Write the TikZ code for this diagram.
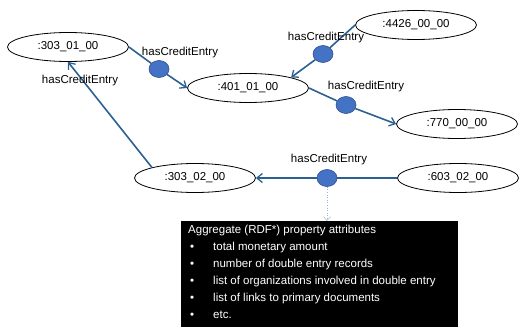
\documentclass[tikz,border=0pt]{standalone}
\usepackage{fontspec}
\setmainfont{Liberation Sans}
\usetikzlibrary{shapes.geometric,arrows.meta}

\definecolor{edgeblue}{RGB}{44,96,146}
\definecolor{dotfill}{RGB}{68,114,196}
\definecolor{dotline}{RGB}{47,82,143}
\definecolor{hintblue}{RGB}{150,180,215}

\tikzset{
  txt/.style={inner sep=0pt, font=\fontsize{11.5}{13.5}\selectfont, text height=8.2pt, text depth=2.4pt},
  entity/.style={ellipse, draw=black, line width=0.8pt, minimum width=121pt, minimum height=29pt, inner sep=0pt, txt},
  entrydot/.style={ellipse, draw=dotline, fill=dotfill, line width=0.6pt, minimum width=20pt, minimum height=17pt, inner sep=0pt},
  conn/.style={draw=edgeblue, line width=1.6pt, -{Straight Barb[length=5.5pt,width=9pt,line width=1.3pt]}},
  rel/.style={txt},
  boxtxt/.style={txt, text=white, anchor=west},
}

\begin{document}
\begin{tikzpicture}[x=1pt, y=-1pt]
\useasboundingbox (0,0) rectangle (526,326);

% accounts
\node[entity] (e30301) at (68,47)  {:303\_01\_00};
\node[entity] (e40101) at (248,88) {:401\_01\_00};
\node[entity] (e4426)  at (416,25) {:4426\_00\_00};
\node[entity] (e770)   at (457,124) {:770\_00\_00};
\node[entity] (e30302) at (195,178) {:303\_02\_00};
\node[entity] (e60302) at (458,178) {:603\_02\_00};

% credit entries
\node[entrydot] (d1) at (159,69)  {};
\node[entrydot] (d2) at (323,54)  {};
\node[entrydot] (d3) at (346,105) {};
\node[entrydot] (d4) at (327,178) {};

% connectors
\draw[conn] (e30301.east) -- (d1) -- (e40101.west);
\draw[conn] (e4426.west) -- (d2) -- (e40101.north east);
\draw[conn] (e40101.east) -- (d3) -- (e770.west);
\draw[conn] (e60302.west) -- (d4) -- (e30302.east);
\draw[conn] (e30302.north west) -- (e30301.south);

% property labels
\node[rel] (l1) at (180,53)  {hasCreditEntry};
\node[rel] (l2) at (326,38)  {hasCreditEntry};
\node[rel] (l3) at (366,87)  {hasCreditEntry};
\node[rel] (l4) at (329,160) {hasCreditEntry};
\node[rel] (l5) at (80,81)   {hasCreditEntry};

% aggregate attributes box
\node[fill=black, draw=none, minimum width=277pt, minimum height=106pt, inner sep=0pt, anchor=north west] (box) at (181,221) {};
\draw[draw=hintblue, line width=0.6pt, dotted, -{Straight Barb[length=4pt,width=7pt,line width=0.5pt]}] (d4) -- (d4 |- box.north);

\node[boxtxt] (bt0) at (188,231) {Aggregate (RDF*) property attributes};
\foreach \y/\t [count=\i] in {248/total monetary amount,
                             265/number of double entry records,
                             282/list of organizations involved in double entry,
                             299/list of links to primary documents,
                             316/etc.}{
  \node[boxtxt] (bb\i) at (190,\y) {•};
  \node[boxtxt] (bt\i) at (213,\y) {\t};
}
\end{tikzpicture}
\end{document}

* [What you will do]:
All of the material above needs to be restated exactly, with no pictures.

* [Final answer]:
Write the TikZ code for this diagram.
\documentclass[tikz,border=0pt]{standalone}
\usepackage{fontspec}
\setmainfont{Liberation Sans}
\usetikzlibrary{shapes.geometric,arrows.meta}

\definecolor{edgeblue}{RGB}{44,96,146}
\definecolor{dotfill}{RGB}{68,114,196}
\definecolor{dotline}{RGB}{47,82,143}
\definecolor{hintblue}{RGB}{150,180,215}

\tikzset{
  txt/.style={inner sep=0pt, font=\fontsize{11.5}{13.5}\selectfont, text height=8.2pt, text depth=2.4pt},
  entity/.style={ellipse, draw=black, line width=0.8pt, minimum width=121pt, minimum height=29pt, inner sep=0pt, txt},
  entrydot/.style={ellipse, draw=dotline, fill=dotfill, line width=0.6pt, minimum width=20pt, minimum height=17pt, inner sep=0pt},
  conn/.style={draw=edgeblue, line width=1.6pt, -{Straight Barb[length=5.5pt,width=9pt,line width=1.3pt]}},
  rel/.style={txt},
  boxtxt/.style={txt, text=white, anchor=west},
}

\begin{document}
\begin{tikzpicture}[x=1pt, y=-1pt]
\useasboundingbox (0,0) rectangle (526,326);

% accounts
\node[entity] (e30301) at (68,47)  {:303\_01\_00};
\node[entity] (e40101) at (248,88) {:401\_01\_00};
\node[entity] (e4426)  at (416,25) {:4426\_00\_00};
\node[entity] (e770)   at (457,124) {:770\_00\_00};
\node[entity] (e30302) at (195,178) {:303\_02\_00};
\node[entity] (e60302) at (458,178) {:603\_02\_00};

% credit entries
\node[entrydot] (d1) at (159,69)  {};
\node[entrydot] (d2) at (323,54)  {};
\node[entrydot] (d3) at (346,105) {};
\node[entrydot] (d4) at (327,178) {};

% connectors
\draw[conn] (e30301.east) -- (d1) -- (e40101.west);
\draw[conn] (e4426.west) -- (d2) -- (e40101.north east);
\draw[conn] (e40101.east) -- (d3) -- (e770.west);
\draw[conn] (e60302.west) -- (d4) -- (e30302.east);
\draw[conn] (e30302.north west) -- (e30301.south);

% property labels
\node[rel] (l1) at (180,53)  {hasCreditEntry};
\node[rel] (l2) at (326,38)  {hasCreditEntry};
\node[rel] (l3) at (366,87)  {hasCreditEntry};
\node[rel] (l4) at (329,160) {hasCreditEntry};
\node[rel] (l5) at (80,81)   {hasCreditEntry};

% aggregate attributes box
\node[fill=black, draw=none, minimum width=277pt, minimum height=106pt, inner sep=0pt, anchor=north west] (box) at (181,221) {};
\draw[draw=hintblue, line width=0.6pt, dotted, -{Straight Barb[length=4pt,width=7pt,line width=0.5pt]}] (d4) -- (d4 |- box.north);

\node[boxtxt] (bt0) at (188,231) {Aggregate (RDF*) property attributes};
\foreach \y/\t [count=\i] in {248/total monetary amount,
                             265/number of double entry records,
                             282/list of organizations involved in double entry,
                             299/list of links to primary documents,
                             316/etc.}{
  \node[boxtxt] (bb\i) at (190,\y) {•};
  \node[boxtxt] (bt\i) at (213,\y) {\t};
}
\end{tikzpicture}
\end{document}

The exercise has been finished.